19. Mr Barrow moved his cross-appeal, namely a submission that the Tribunal had erroneously applied the 20% Polkey deduction to the award for failure to supply the Claimant with a copy of her terms and conditions of the employment. The cross appeal was conceded. It was plainly an error on the part of the Tribunal to apply the deduction to that part of the award

The Decision

20. We are satisfied that this appeal is well founded. The Tribunal certainly asked themselves the right question, namely, if there was a chance that the Claimant would have been kept on in the Respondent's employment, what salary would she have been paid? However, they failed to answer it. We cannot read the passage founded on by Mr Barrow at paragraph 27, as beginning to do so. It deals solely with a different question - the initial Polkey question of whether or not there was a chance of the Claimant not being dismissed if a fair procedure had been followed.

21. The Tribunal were, for the reasons advanced by Ms Thelen and explained in the authorities to which we have referred, obliged to answer the question. We are satisfied that they had made findings which, in fact, provided them with the answer. It was that the financial circumstances of the business were undergoing a significant change for the worse at the time of the Claimant's dismissal which meant that salaries were being cut, the number of employees employed at the equestrian centre had been reduced from four to one and, by the time of the hearing, less than 18 months later, the most that was being earned there by anyone was £7,200, the salary being paid to the single, regular employee.

22. Thus, putting matters are their highest for the Claimant, the most she could have hoped was to have earned £14,400 during the two-year period which the Tribunal, in their discretion, considered was the appropriate compensatory period.

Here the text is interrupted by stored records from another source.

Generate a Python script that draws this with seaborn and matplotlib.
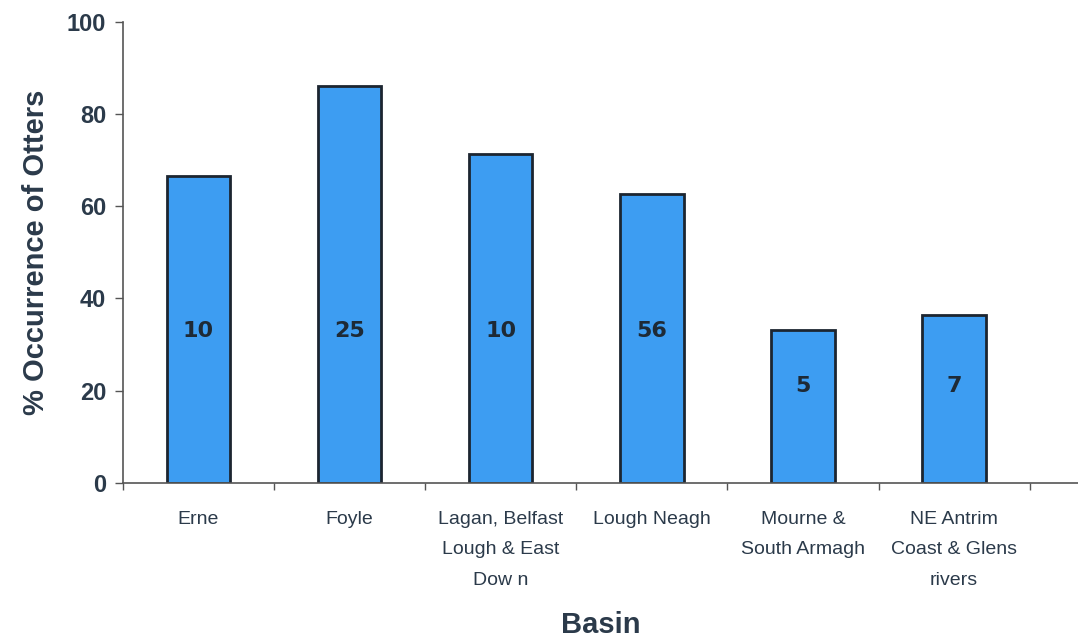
import seaborn as sns
import pandas as pd
import numpy as np
import matplotlib.pyplot as plt

basins = ['Erne', 'Foyle', 'Lagan, Belfast\nLough & East\nDow n', 'Lough Neagh',
          'Mourne &\nSouth Armagh', 'NE Antrim\nCoast & Glens\nrivers']
occurrence = [66.6, 86.0, 71.4, 62.6, 33.2, 36.4]
site_counts = ['10', '25', '10', '56', '5', '7']

sns.set_theme(style='white')
plt.rcParams['font.family'] = ['Liberation Sans', 'DejaVu Sans']

txt = '#2b3a4a'
df = pd.DataFrame({'basin': basins, 'pct': occurrence, 'n': site_counts})

fig = plt.figure(figsize=(10.78, 6.42), dpi=100)
ax = fig.add_axes([0.114, 0.248, 0.886, 0.718])
sns.barplot(data=df, x='basin', y='pct', ax=ax, color='#3d9df2', saturation=1,
            width=0.42, edgecolor='#1c2530', linewidth=2)

# site counts written inside the bars
for i, row in df.iterrows():
    y = 33 if row['pct'] > 40 else 21
    ax.text(i, y, row['n'], ha='center', va='center', fontsize=16,
            fontweight='bold', color='#1e2a36', family=['DejaVu Sans'])

ax.set_ylim(0, 100)
ax.set_xlim(-0.5, 5.82)
ax.set_yticks([0, 20, 40, 60, 80, 100])
ax.set_xticks(np.arange(len(basins)))
ax.set_xticklabels(basins, fontsize=14, color=txt, va='top')
for lab in ax.get_xticklabels():
    lab.set_linespacing(2.05)
ax.set_xticks(np.arange(-0.5, len(basins), 1), minor=True)
ax.tick_params(axis='x', which='major', bottom=False, length=0, pad=20)
ax.tick_params(axis='x', which='minor', bottom=True, length=5, width=1,
               color='#555555', direction='out')
ax.tick_params(axis='y', left=True, length=6, width=1, color='#555555', labelsize=17,
               labelcolor=txt, direction='out', pad=6)
for lab in ax.get_yticklabels():
    lab.set_fontweight('bold')

for s in ['top', 'right']:
    ax.spines[s].set_visible(False)
for s in ['left', 'bottom']:
    ax.spines[s].set_color('#555555')
    ax.spines[s].set_linewidth(1.2)

ax.set_ylabel('% Occurrence of Otters', fontsize=21, fontweight='bold', color=txt, labelpad=12)
ax.set_xlabel('Basin', fontsize=21, fontweight='bold', color=txt, labelpad=16)

fig.savefig('out.png', dpi=100)
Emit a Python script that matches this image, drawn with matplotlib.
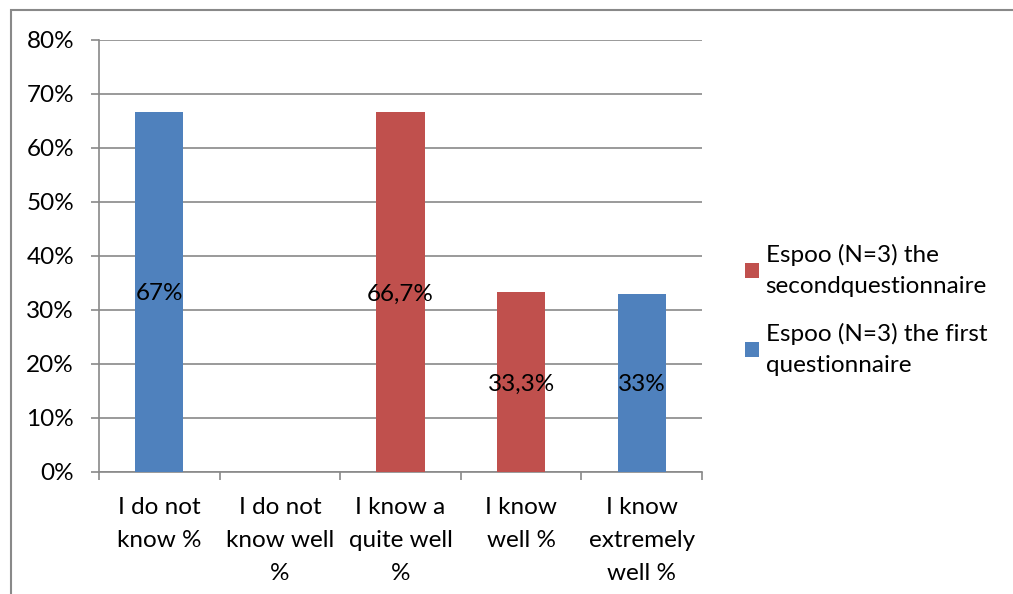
import matplotlib
matplotlib.use("Agg")
import matplotlib.pyplot as plt
from matplotlib.patches import Rectangle
from matplotlib.ticker import FuncFormatter, MultipleLocator
import numpy as np

categories = ["I do not\nknow %", "I do not\nknow well\n%", "I know a\nquite well\n%",
              "I know\nwell %", "I know\nextremely\nwell %"]
first_q = [0.667, 0.0, 0.0, 0.0, 0.33]
second_q = [0.0, 0.0, 0.667, 0.333, 0.0]
first_labels = ["67%", "", "", "", "33%"]
second_labels = ["", "", "66,7%", "33,3%", ""]
series_names = ["Espoo (N=3) the first\nquestionnaire", "Espoo (N=3) the\nsecondquestionnaire"]

BLUE = "#4F81BD"
RED = "#C0504D"
GRAY = "#898989"

plt.rcParams['font.family'] = ['Lato', 'DejaVu Sans']
FS = 17.5

fig = plt.figure(figsize=(10.13, 5.94), dpi=100)
W, H = 1013, 594
# outer chart border (only top and left visible)
fig.patches.append(Rectangle((11 / W, -0.1), 1.2, (H - 10) / H + 0.1, transform=fig.transFigure,
                             fill=False, edgecolor=GRAY, linewidth=1.5, zorder=0))

ax = fig.add_axes([99 / W, (H - 472) / H, (702 - 99) / W, (472 - 40) / H])
x = np.arange(len(categories))
b1 = ax.bar(x, first_q, width=0.4, color=BLUE, zorder=3, label=series_names[0])
b2 = ax.bar(x, second_q, width=0.4, bottom=first_q, color=RED, zorder=3, label=series_names[1])

for i, (v, lab) in enumerate(zip(first_q, first_labels)):
    if lab:
        ax.text(i, v / 2, lab, ha="center", va="center_baseline", fontsize=FS, zorder=4)
for i, (v, lab) in enumerate(zip(second_q, second_labels)):
    if lab:
        ax.text(i, first_q[i] + v / 2, lab, ha="center", va="center_baseline", fontsize=FS, zorder=4)

ax.set_xlim(-0.5, len(categories) - 0.5)
ax.set_ylim(0, 0.8)
ax.yaxis.set_major_locator(MultipleLocator(0.1))
ax.yaxis.set_major_formatter(FuncFormatter(lambda v, p: f"{v * 100:.0f}%"))
ax.grid(axis="y", color=GRAY, linewidth=1.2, zorder=0)
ax.set_axisbelow(True)

ax.set_xticks(np.arange(len(categories) + 1) - 0.5, minor=False)
ax.set_xticklabels([])
ax.set_xticks(x, minor=True)
ax.set_xticklabels(categories, minor=True, fontsize=FS, linespacing=1.72, va="top")
ax.tick_params(axis="x", which="minor", length=0, pad=18)
ax.tick_params(axis="x", which="major", length=6, color=GRAY, width=1.2, direction="out")
ax.tick_params(axis="y", length=6, color=GRAY, width=1.2, direction="out", labelsize=FS, pad=12)

for s in ["top", "right"]:
    ax.spines[s].set_visible(False)
for s in ["left", "bottom"]:
    ax.spines[s].set_color(GRAY)
    ax.spines[s].set_linewidth(1.2)

handles = [b2, b1]
labels = [series_names[1], series_names[0]]
leg = fig.legend(handles, labels, loc="center left", bbox_to_anchor=(723 / W, (H - 310) / H),
                 frameon=False, fontsize=FS, handlelength=0.6, handleheight=0.6,
                 handletextpad=0.25, labelspacing=1.05)
for t in leg.get_texts():
    t.set_linespacing(1.6)

fig.savefig("out.png", dpi=100)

23. We are satisfied that there is no need for a remit here. It is plain that on the Tribunal's findings in fact, the only answer to their unanswered question was and is that the Claimant's award ought to have included nothing for loss of earnings since what she would have earned at the equestrian centre would have been exceeded by what, if she had mitigated her loss, she would have earned in alternative employment. That is even before any allowance is made for the payments actually made to her by way of redundancy pay and sums earned in the meantime.

24. The arithmetical result is then that the award payable to the Claimant ought to have been as follows. First, a basic award of £1,730.75 and £300 for loss of statutory rights, a total of £2,030.75 to which there required to be applied a Polkey deduction of 20% (£406.15) bringing out a figure of £1,636.60 as compensatory award. To that, there requires to be added the sum of £1,384.60 for the failure to provide terms and conditions of employment. The total award payable to the Claimant is thus £3,021.21 and we will pronounce an order upholding the appeal and substituting for the award made by the Tribunal the sum of £3,021.21.